# Contextualization guidelines being put in place



## Pergamum (Oct 9, 2011)

*A healthy development among many churches in world missions: *

There is, thankfully, a growing trend among some churches to put into place "contextualization guidelines" for missionaries ministering in the Muslim world. 

This guards against some of the more extreme hyper-contextualization practices which have sometimes occurred among evangelical missions to Muslims (and which have been promoted faddishly by some evangelical missions journals, shame on them). 

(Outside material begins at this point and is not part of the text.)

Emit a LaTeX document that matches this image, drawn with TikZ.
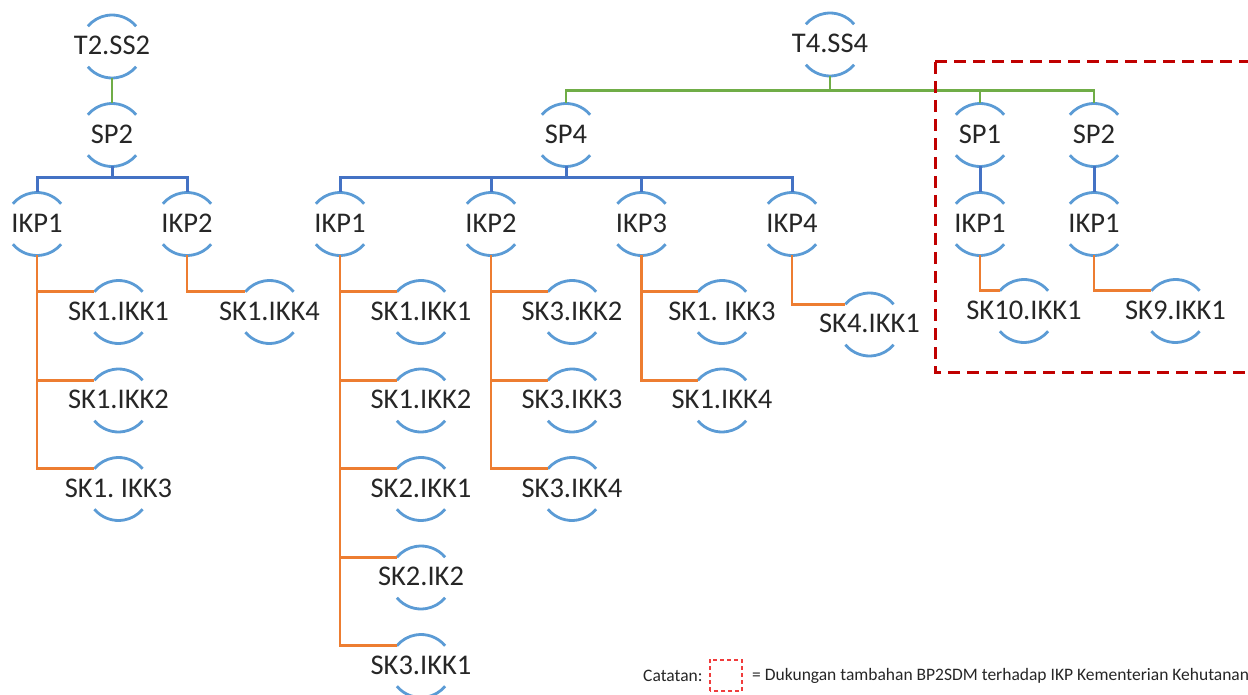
\documentclass[tikz,border=0pt]{standalone}
\usepackage{fontspec}
\setmainfont{Carlito}
\definecolor{arcblue}{HTML}{5B9BD5}
\definecolor{conblue}{HTML}{4472C4}
\definecolor{congreen}{HTML}{70AD47}
\definecolor{conorange}{HTML}{ED7D31}
\definecolor{boxred}{HTML}{C00000}
\definecolor{legred}{HTML}{F03C3C}
\newcommand\mb[1]{\makebox[0pt]{#1}}
\tikzset{
  nd/.style={circle, minimum size=63pt, inner sep=0pt, outer sep=0pt,
    text height=18.4pt, text depth=2pt, text=black!85,
    font=\fontsize{28.5}{34}\selectfont},
  arcst/.style={draw=arcblue, line width=2.8pt},
  gl/.style={draw=congreen, line width=2.8pt},
  bl/.style={draw=conblue, line width=3pt},
  ol/.style={draw=conorange, line width=2.8pt},
  redbox/.style={draw=boxred, line width=3pt, dash pattern=on 12pt off 7pt},
  legbox/.style={draw=legred, line width=1.8pt, dash pattern=on 4pt off 3pt},
  legtext/.style={inner sep=0pt, anchor=west, text=black!85, font=\fontsize{17.5}{20}\selectfont}
}
\begin{document}
\frenchspacing
\begin{tikzpicture}[x=1pt,y=1pt]
\useasboundingbox (0,0) rectangle (1248,-695);

% left tree
\node[nd] (t2) at (112,-46.5) {\mb{T2.SS2}};
\node[nd] (lsp2) at (112,-135) {\mb{SP2}};
\node[nd] (likp1) at (37,-224) {\mb{IKP1}};
\node[nd] (likp2) at (187,-224) {\mb{IKP2}};
\node[nd] (lska) at (118.5,-312) {\mb{SK1.IKK1}};
\node[nd] (lskb) at (118.5,-400.5) {\mb{SK1.IKK2}};
\node[nd] (lskc) at (118.5,-489) {\mb{SK1. IKK3}};
\node[nd] (lskd) at (269.5,-312) {\mb{SK1.IKK4}};

% middle tree
\node[nd] (t4) at (830,-44.5) {\mb{T4.SS4}};
\node[nd] (sp4) at (566,-135) {\mb{SP4}};
\node[nd] (mikp1) at (340,-224) {\mb{IKP1}};
\node[nd] (mikp2) at (491,-224) {\mb{IKP2}};
\node[nd] (mikp3) at (641.5,-224) {\mb{IKP3}};
\node[nd] (mikp4) at (792,-224) {\mb{IKP4}};
\node[nd] (ma) at (421,-312) {\mb{SK1.IKK1}};
\node[nd] (mb) at (421,-400.5) {\mb{SK1.IKK2}};
\node[nd] (mc) at (421,-489) {\mb{SK2.IKK1}};
\node[nd] (md) at (421,-577.5) {\mb{SK2.IK2}};
\node[nd] (me) at (421,-666) {\mb{SK3.IKK1}};
\node[nd] (mf) at (572,-312) {\mb{SK3.IKK2}};
\node[nd] (mg) at (572,-400.5) {\mb{SK3.IKK3}};
\node[nd] (mh) at (572,-489) {\mb{SK3.IKK4}};
\node[nd] (mi) at (722,-312) {\mb{SK1. IKK3}};
\node[nd] (mj) at (722,-400.5) {\mb{SK1.IKK4}};
\node[nd] (mk) at (869.5,-324.5) {\mb{SK4.IKK1}};

% right (dashed) part
\node[nd] (rsp1) at (980,-135) {\mb{SP1}};
\node[nd] (rsp2) at (1094,-135) {\mb{SP2}};
\node[nd] (rikp1) at (980,-224) {\mb{IKP1}};
\node[nd] (rikp2) at (1094,-224) {\mb{IKP1}};
\node[nd] (rska) at (1024,-311) {\mb{SK10.IKK1}};
\node[nd] (rskb) at (1175.5,-311) {\mb{SK9.IKK1}};

% arcs of every node
\foreach \n in {t2,lsp2,likp1,likp2,lska,lskb,lskc,lskd,t4,sp4,mikp1,mikp2,mikp3,mikp4,ma,mb,mc,md,me,mf,mg,mh,mi,mj,mk,rsp1,rsp2,rikp1,rikp2,rska,rskb}{
  \draw[arcst] (\n.40) arc[start angle=40, end angle=140, radius=31.5pt];
  \draw[arcst] (\n.220) arc[start angle=220, end angle=320, radius=31.5pt];
}

% green connectors
\draw[gl] (t2.south) -- (lsp2.north);
\draw[gl] (t4.south) -- ++(0,-14.5) coordinate (gj);
\draw[gl] (gj) -| (sp4.north);
\draw[gl] (gj) -| (rsp1.north);
\draw[gl] (gj) -| (rsp2.north);

% blue connectors
\draw[bl] (lsp2.south) -- ++(0,-11.5) coordinate (bj1);
\draw[bl] (bj1) -| (likp1.north);
\draw[bl] (bj1) -| (likp2.north);
\draw[bl] (sp4.south) -- ++(0,-11.5) coordinate (bj2);
\draw[bl] (bj2) -| (mikp1.north);
\draw[bl] (bj2) -| (mikp2.north);
\draw[bl] (bj2) -| (mikp3.north);
\draw[bl] (bj2) -| (mikp4.north);
\draw[bl] (rsp1.south) -- (rikp1.north);
\draw[bl] (rsp2.south) -- (rikp2.north);

% orange connectors
\foreach \c in {lska,lskb,lskc} \draw[ol] (likp1.south) |- (\c.140);
\draw[ol] (likp2.south) |- (lskd.140);
\foreach \c in {ma,mb,mc,md,me} \draw[ol] (mikp1.south) |- (\c.140);
\foreach \c in {mf,mg,mh} \draw[ol] (mikp2.south) |- (\c.140);
\foreach \c in {mi,mj} \draw[ol] (mikp3.south) |- (\c.140);
\draw[ol] (mikp4.south) |- (mk.140);
\draw[ol] (rikp1.south) |- (rska.140);
\draw[ol] (rikp2.south) |- (rskb.140);

% dashed frame
\draw[redbox] (935,-62) -- (1256,-62) (935,-62) -- (935,-372) -- (1256,-372);

% legend
\node[legtext] (cat) at (643,-676) {Catatan:};
\node[draw=none, minimum width=32pt, minimum height=31pt, inner sep=0pt] (lbox) at (726,-675.5) {};
\draw[legbox] (lbox.south west) rectangle (lbox.north east);
\node[legtext] (leg) at (752,-676) {= Dukungan tambahan BP2SDM terhadap IKP Kementerian Kehutanan};
\end{tikzpicture}
\end{document}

Finally, a push back has begun:

Here is a link:

Contextualization Guidelines for Missions | Biblical Missiology


Also, below is Bethlehem Baptist's document:




> ​*Bethlehem Baptist Church’s Statement of
> Boundaries for Gospel Contextualization among Muslims*
> 
> One of the most significant missiological challenges facing the church is the status of millions of unevangelized and unreached Muslims spread across the globe. We believe in the promise of God to raise up workers for these unreached millions and we are determined, by God’s grace, to equip and support these vital kingdom-workers. As we see God raising up these workers in our midst and as we interact with other missionaries and agencies at work among Muslims, we see the strategic importance of articulating certain boundaries for the missiological practice of Bethlehem Baptist Church and our members, particularly as it relates to gospel contextualization.
> ...



NOTE: Chart doesn't copy and paste well here, but Google C-Scale chart to see it for yourself.


----------



## Jack K (Oct 9, 2011)

Thanks for sharing this. Good stuff to think about. C-3 feels to me like usually the best place to be. But, admittedly, my experience with the church in cross-cultural settings has not been in a society as potentially hostile towards Christians as we're talking about here. The main point, I guess, is that it _is_ thought about and a proper spot on the spectrum is chosen based on biblical principles.


----------



## Leslie (Oct 9, 2011)

Those of us who live in contexts of personal security, with freedom of religion, should not feel free to criticize MBB's who do whatever they have to do, in order to keep their souls and bodies alive. I have no problem whatsoever with Messianic mosques and the like. There was a mass conversion, not far from my location, resulting in about 200 MBB's over time. Many of them were clergy. They got together and decided that everyone could come out of his theological closet if and when and how he chose. Some came out sooner, some came out later, some didn't come out. I personally witnessed the coming out of one group that started out looking like a splinter M group and gradually began to look more and more Christian, as the community got used to their presence. This is the way it should be. It angers me to hear Stateside theological sorts telling MBB's that they need to suffer when, in fact, there are alternatives.


----------



## Pergamum (Oct 9, 2011)

Indigenous Believers Speak Out Against C5/Insider Movements | Biblical Missiology

In many places of the world, these insider movements are not a mere description of unfortunate things happening to persecuted believers, but they have become a prescriptive formula by evangelical missionaries about how to do missions. Western missionaries are being trained in how to plant these groups and how to train locals not to get kicked out of their communities (i.e. being trained into syncretism by Western missionaries) thansk to Fuller and other unsond schools:

Here is Roger Dixon from West Java commenting:



> However, the approach in West Java, Indonesia that began in the 1990s was to teach the “converts” what to say, what to do, etc.
> For example, the Navigator organization set up a variation of the five prayer times a day in which the prayers were altered to be “Christianized.” They continued this practice even though advised against it by mature national Christian leaders. In addition, one of their own converts told them that it was a “return to bondage.”
> 
> Also there was a large folder circulated that included “Building Ishmaelite Growth Group Congregations,” “Namaz Prayers,” & “Fostering Messianic Kingdom Communities Among Dispersed Muslim Asians in Urban Centres.” I have that in my files. All of this material was oriented toward “training” converts into this model.
> The “insider movement” as it has been practiced in Indonesia since 1990 is definitely not an indigenous conception



Ironic as it sounds, "Insider Movements" in Indonesia are a Western Evangelical Import. 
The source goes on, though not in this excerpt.